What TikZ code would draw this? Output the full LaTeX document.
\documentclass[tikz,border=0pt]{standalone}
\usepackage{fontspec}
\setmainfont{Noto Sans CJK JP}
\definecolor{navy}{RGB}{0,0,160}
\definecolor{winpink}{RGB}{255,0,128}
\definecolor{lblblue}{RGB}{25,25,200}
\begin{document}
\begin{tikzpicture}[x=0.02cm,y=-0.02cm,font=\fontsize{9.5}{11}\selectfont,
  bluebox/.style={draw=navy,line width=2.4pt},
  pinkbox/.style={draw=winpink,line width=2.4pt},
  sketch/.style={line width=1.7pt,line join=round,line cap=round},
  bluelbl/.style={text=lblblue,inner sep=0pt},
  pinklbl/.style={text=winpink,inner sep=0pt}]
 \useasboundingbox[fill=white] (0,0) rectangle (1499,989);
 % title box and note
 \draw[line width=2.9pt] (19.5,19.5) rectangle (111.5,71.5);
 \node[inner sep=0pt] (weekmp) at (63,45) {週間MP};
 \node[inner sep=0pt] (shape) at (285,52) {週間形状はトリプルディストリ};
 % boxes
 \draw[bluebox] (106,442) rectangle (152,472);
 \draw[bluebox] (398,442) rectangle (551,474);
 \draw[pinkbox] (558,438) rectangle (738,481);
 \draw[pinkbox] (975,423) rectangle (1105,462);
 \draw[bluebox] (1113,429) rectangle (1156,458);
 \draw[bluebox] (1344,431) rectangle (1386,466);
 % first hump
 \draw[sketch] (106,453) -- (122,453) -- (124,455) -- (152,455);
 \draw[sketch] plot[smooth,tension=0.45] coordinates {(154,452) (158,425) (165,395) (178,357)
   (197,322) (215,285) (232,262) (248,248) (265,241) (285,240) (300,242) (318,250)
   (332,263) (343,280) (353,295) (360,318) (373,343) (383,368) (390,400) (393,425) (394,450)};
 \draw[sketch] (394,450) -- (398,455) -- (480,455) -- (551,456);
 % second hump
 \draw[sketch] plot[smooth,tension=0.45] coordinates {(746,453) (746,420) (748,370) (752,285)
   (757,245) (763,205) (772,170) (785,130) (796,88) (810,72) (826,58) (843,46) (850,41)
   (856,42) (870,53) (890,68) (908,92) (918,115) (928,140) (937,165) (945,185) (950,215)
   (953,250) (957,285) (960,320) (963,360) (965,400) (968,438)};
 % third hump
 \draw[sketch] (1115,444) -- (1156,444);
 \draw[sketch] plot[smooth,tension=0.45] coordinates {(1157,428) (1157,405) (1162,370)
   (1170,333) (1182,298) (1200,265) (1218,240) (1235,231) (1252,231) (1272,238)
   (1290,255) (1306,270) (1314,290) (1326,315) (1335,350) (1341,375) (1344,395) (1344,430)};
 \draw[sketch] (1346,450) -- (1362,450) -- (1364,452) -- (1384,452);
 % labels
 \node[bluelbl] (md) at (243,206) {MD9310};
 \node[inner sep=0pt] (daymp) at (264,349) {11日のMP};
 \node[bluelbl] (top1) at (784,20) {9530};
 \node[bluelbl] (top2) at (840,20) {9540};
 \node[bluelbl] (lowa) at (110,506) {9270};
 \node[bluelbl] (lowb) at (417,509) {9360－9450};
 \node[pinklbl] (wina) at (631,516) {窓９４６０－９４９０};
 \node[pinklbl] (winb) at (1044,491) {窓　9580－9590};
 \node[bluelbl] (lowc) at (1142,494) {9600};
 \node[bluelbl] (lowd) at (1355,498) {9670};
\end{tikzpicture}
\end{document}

* WRITTEN INSTRUCTION: Each line above must be reproduced exactly as it stands.

* OUTPUT:
What TikZ code would draw this? Output the full LaTeX document.
\documentclass[tikz,border=0pt]{standalone}
\usepackage{fontspec}
\setmainfont{Noto Sans CJK JP}
\definecolor{navy}{RGB}{0,0,160}
\definecolor{winpink}{RGB}{255,0,128}
\definecolor{lblblue}{RGB}{25,25,200}
\begin{document}
\begin{tikzpicture}[x=0.02cm,y=-0.02cm,font=\fontsize{9.5}{11}\selectfont,
  bluebox/.style={draw=navy,line width=2.4pt},
  pinkbox/.style={draw=winpink,line width=2.4pt},
  sketch/.style={line width=1.7pt,line join=round,line cap=round},
  bluelbl/.style={text=lblblue,inner sep=0pt},
  pinklbl/.style={text=winpink,inner sep=0pt}]
 \useasboundingbox[fill=white] (0,0) rectangle (1499,989);
 % title box and note
 \draw[line width=2.9pt] (19.5,19.5) rectangle (111.5,71.5);
 \node[inner sep=0pt] (weekmp) at (63,45) {週間MP};
 \node[inner sep=0pt] (shape) at (285,52) {週間形状はトリプルディストリ};
 % boxes
 \draw[bluebox] (106,442) rectangle (152,472);
 \draw[bluebox] (398,442) rectangle (551,474);
 \draw[pinkbox] (558,438) rectangle (738,481);
 \draw[pinkbox] (975,423) rectangle (1105,462);
 \draw[bluebox] (1113,429) rectangle (1156,458);
 \draw[bluebox] (1344,431) rectangle (1386,466);
 % first hump
 \draw[sketch] (106,453) -- (122,453) -- (124,455) -- (152,455);
 \draw[sketch] plot[smooth,tension=0.45] coordinates {(154,452) (158,425) (165,395) (178,357)
   (197,322) (215,285) (232,262) (248,248) (265,241) (285,240) (300,242) (318,250)
   (332,263) (343,280) (353,295) (360,318) (373,343) (383,368) (390,400) (393,425) (394,450)};
 \draw[sketch] (394,450) -- (398,455) -- (480,455) -- (551,456);
 % second hump
 \draw[sketch] plot[smooth,tension=0.45] coordinates {(746,453) (746,420) (748,370) (752,285)
   (757,245) (763,205) (772,170) (785,130) (796,88) (810,72) (826,58) (843,46) (850,41)
   (856,42) (870,53) (890,68) (908,92) (918,115) (928,140) (937,165) (945,185) (950,215)
   (953,250) (957,285) (960,320) (963,360) (965,400) (968,438)};
 % third hump
 \draw[sketch] (1115,444) -- (1156,444);
 \draw[sketch] plot[smooth,tension=0.45] coordinates {(1157,428) (1157,405) (1162,370)
   (1170,333) (1182,298) (1200,265) (1218,240) (1235,231) (1252,231) (1272,238)
   (1290,255) (1306,270) (1314,290) (1326,315) (1335,350) (1341,375) (1344,395) (1344,430)};
 \draw[sketch] (1346,450) -- (1362,450) -- (1364,452) -- (1384,452);
 % labels
 \node[bluelbl] (md) at (243,206) {MD9310};
 \node[inner sep=0pt] (daymp) at (264,349) {11日のMP};
 \node[bluelbl] (top1) at (784,20) {9530};
 \node[bluelbl] (top2) at (840,20) {9540};
 \node[bluelbl] (lowa) at (110,506) {9270};
 \node[bluelbl] (lowb) at (417,509) {9360－9450};
 \node[pinklbl] (wina) at (631,516) {窓９４６０－９４９０};
 \node[pinklbl] (winb) at (1044,491) {窓　9580－9590};
 \node[bluelbl] (lowc) at (1142,494) {9600};
 \node[bluelbl] (lowd) at (1355,498) {9670};
\end{tikzpicture}
\end{document}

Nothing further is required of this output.